— Start MATERIAL —
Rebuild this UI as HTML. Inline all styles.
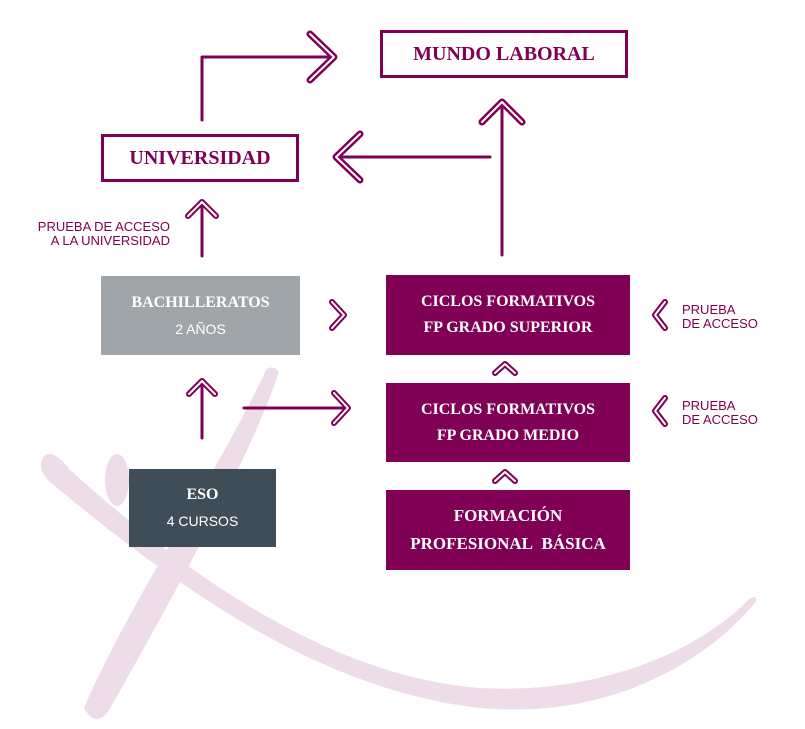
— End MATERIAL —
— Start MATERIAL —
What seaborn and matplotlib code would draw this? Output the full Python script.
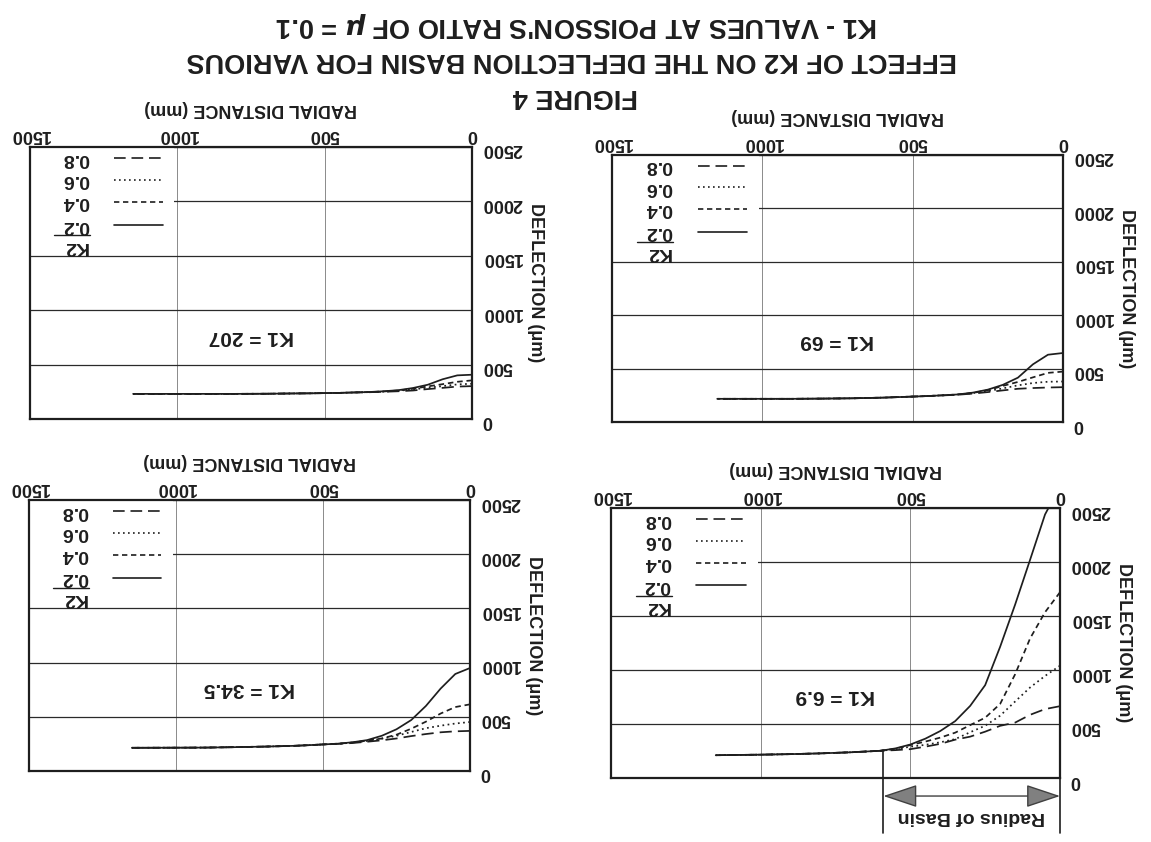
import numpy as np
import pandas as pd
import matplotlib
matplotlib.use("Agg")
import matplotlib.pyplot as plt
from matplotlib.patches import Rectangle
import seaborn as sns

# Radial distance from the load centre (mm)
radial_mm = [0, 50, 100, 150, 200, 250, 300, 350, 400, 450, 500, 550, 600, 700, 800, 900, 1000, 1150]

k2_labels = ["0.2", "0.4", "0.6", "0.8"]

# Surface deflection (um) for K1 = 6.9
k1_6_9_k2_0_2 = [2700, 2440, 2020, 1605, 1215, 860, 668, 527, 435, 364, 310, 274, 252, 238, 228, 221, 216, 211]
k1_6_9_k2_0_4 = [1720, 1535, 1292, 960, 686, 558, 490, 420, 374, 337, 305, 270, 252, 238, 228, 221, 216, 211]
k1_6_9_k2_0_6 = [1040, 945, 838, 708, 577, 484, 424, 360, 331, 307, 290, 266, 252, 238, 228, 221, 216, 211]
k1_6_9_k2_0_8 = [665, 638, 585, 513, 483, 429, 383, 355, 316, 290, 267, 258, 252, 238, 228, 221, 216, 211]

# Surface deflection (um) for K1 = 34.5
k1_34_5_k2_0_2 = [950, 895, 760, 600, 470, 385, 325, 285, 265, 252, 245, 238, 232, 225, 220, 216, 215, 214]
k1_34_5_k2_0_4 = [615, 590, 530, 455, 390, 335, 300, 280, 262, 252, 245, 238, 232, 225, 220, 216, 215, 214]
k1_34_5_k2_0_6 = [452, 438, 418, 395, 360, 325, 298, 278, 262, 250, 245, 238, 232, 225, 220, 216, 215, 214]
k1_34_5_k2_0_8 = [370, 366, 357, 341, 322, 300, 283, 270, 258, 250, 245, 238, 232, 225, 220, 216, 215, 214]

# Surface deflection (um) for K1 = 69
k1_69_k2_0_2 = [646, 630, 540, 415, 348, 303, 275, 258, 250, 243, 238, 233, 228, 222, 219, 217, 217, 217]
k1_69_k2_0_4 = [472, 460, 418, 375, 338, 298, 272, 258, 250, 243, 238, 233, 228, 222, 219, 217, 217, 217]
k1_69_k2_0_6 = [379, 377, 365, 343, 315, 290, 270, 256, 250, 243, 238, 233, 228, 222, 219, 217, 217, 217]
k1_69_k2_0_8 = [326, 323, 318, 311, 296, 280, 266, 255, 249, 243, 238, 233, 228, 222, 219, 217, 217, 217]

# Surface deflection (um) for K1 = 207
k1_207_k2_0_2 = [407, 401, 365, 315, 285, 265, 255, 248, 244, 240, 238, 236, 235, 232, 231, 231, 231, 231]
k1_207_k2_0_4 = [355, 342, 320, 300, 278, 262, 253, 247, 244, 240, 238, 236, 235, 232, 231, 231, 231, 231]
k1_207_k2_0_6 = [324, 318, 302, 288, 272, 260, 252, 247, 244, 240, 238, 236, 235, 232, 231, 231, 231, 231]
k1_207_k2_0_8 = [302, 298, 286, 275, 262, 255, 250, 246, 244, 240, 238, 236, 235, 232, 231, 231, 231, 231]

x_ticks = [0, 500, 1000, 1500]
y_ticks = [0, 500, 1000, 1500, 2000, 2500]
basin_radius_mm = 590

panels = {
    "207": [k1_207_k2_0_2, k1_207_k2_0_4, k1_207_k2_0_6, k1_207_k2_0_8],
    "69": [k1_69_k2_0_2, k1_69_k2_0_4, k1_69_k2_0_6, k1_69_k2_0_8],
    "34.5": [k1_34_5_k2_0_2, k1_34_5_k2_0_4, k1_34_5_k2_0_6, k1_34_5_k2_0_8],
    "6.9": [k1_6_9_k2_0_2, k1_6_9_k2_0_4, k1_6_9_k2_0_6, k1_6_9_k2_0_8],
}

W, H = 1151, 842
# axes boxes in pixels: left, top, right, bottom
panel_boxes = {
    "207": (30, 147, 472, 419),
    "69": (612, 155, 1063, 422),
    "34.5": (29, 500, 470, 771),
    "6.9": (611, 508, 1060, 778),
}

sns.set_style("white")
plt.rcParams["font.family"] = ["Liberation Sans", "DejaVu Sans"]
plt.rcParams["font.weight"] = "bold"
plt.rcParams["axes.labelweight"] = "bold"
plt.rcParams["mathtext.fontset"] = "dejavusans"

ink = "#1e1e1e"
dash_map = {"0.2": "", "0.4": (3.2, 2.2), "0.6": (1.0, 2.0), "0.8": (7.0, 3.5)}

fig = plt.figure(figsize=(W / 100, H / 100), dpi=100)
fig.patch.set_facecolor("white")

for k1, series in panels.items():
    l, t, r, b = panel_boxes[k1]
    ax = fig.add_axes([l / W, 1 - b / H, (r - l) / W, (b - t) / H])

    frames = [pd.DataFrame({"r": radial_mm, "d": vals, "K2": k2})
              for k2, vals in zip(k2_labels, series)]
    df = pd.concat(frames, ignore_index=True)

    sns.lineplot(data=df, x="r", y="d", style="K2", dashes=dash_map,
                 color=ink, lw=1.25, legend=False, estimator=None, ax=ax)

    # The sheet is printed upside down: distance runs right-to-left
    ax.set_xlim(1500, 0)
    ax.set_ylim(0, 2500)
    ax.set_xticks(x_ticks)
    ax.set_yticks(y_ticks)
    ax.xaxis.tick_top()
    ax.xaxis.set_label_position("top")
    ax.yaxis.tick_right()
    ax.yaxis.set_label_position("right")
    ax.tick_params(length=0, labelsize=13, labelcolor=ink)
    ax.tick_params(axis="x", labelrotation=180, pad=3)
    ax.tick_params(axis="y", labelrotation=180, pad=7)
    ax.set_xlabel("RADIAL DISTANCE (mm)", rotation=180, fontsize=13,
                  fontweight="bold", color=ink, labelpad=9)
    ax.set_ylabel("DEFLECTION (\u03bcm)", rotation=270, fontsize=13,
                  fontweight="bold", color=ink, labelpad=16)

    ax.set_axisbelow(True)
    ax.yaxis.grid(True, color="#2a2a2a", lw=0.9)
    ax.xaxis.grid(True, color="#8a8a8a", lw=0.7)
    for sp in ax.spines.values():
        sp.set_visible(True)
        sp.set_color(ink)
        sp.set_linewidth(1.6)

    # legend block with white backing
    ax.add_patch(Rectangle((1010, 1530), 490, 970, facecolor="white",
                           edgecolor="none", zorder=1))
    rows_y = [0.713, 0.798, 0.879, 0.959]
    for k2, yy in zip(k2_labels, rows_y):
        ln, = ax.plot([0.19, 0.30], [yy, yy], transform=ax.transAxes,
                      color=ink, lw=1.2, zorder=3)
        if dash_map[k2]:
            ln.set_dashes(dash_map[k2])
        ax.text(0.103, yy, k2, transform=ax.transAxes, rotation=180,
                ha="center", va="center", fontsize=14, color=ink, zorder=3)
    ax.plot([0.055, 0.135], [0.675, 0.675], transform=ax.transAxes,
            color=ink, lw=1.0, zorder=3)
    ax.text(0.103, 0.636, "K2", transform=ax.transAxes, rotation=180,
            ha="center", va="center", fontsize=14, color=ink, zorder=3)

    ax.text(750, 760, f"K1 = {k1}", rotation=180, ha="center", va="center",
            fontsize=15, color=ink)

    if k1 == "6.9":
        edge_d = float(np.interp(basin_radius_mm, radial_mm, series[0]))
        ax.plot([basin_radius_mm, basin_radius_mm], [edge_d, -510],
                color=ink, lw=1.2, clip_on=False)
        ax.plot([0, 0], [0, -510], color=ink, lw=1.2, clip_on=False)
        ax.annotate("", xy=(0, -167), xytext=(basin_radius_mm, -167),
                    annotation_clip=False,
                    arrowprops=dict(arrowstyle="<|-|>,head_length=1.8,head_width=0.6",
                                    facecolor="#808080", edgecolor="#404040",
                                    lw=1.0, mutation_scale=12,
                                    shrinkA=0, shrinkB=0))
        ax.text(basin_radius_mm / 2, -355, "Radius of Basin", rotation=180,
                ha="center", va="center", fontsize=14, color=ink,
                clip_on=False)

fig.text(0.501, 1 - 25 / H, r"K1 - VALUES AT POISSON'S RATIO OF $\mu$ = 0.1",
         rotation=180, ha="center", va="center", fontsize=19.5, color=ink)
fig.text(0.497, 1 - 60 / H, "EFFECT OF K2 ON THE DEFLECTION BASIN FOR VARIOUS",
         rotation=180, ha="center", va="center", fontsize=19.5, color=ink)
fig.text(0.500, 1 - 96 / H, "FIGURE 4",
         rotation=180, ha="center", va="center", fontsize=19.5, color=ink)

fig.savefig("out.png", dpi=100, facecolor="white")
— End MATERIAL —
• TASK INSTRUCTIONS
Go to the line containing "What seaborn and" and copy exactly from there through the line containing "import seaborn as sns", both included, and nothing more. Pictures are excluded.

• ANSWER TO THIS EXERCISE
What seaborn and matplotlib code would draw this? Output the full Python script.
import numpy as np
import pandas as pd
import matplotlib
matplotlib.use("Agg")
import matplotlib.pyplot as plt
from matplotlib.patches import Rectangle
import seaborn as sns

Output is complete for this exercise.